The bigger the story, the less accurate the estimate will be. When you're talking about a 20 point story, that could easily reduce down to four 10 point stories, or two or three five point stories. That estimate of 20 is so large as to be almost as useless as a coin toss. All 20 really means is "it's too big"; the number itself means nothing.

The whole point of splitting stories into smaller stories is to be able to do a better job estimating. Since the estimates are better when you estimate multiple smaller stories vs one big story, that means they won't necessarily be mathematically the same.

Bottom line: don't worry about it. The estimates are merely a tool to help you plan. They don't have to add up, they don't have to remain static.


No. When you break up a task into subtasks there will be now be additional:

  • time to context switch between each piece
  • time to record each small story in the issue tracking system
  • setup / teardown of configuration and test data


  • if you using the fibonnaci series (or basically anything other than every number), then breaking down a 13 point story (that was more like 11 but assigned 13 as the closest numeber might result in 3 stores, 3+5+3 = 11 points or a different 13 point story that is actually more like a 16 point story but assigned as a 13 point one 'cos 13 was closer to 16 than 21 was, might break down to 8+5+3 = 16(this is not even allowing dor startup , context switches, etc). So one 13 point story became 11 subpoints and another 13 point story became 16 subpoints.

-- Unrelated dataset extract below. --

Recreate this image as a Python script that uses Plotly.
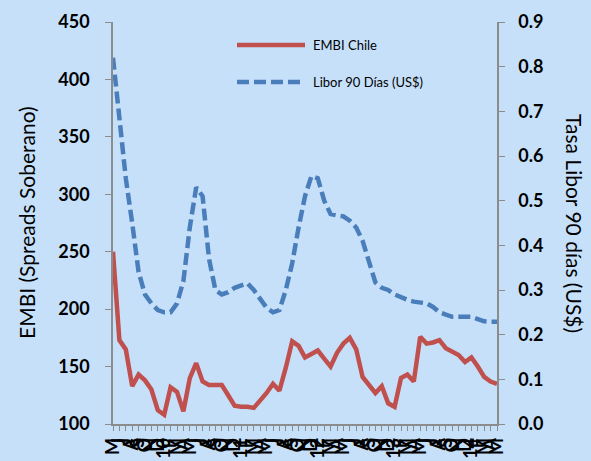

Finally, this sort of focus on points at a small scale is frequently unproducitve and often gets used to try and estimate a points = man hours ratio.
I recommend using points to discuss relative sizing and generate discussion during grooming. Only use them retroactively over relatively long periods, i.e. months, when you need to forecast. Even them it doesn't work well as teams change and so does knowledge over time. Today's 11 pointer may be a 5 pointer with the staff and knowledge available then or vice versa.


Another factor: Even if your story points are the infallible word of god a change in the points as you split things up is likely due to roundoff.

Not all 1-point stories are exactly the same size. You break a 10-point story into 8 equal parts--you have 8 1-point stories but that's because you can't have a 1.25 point story.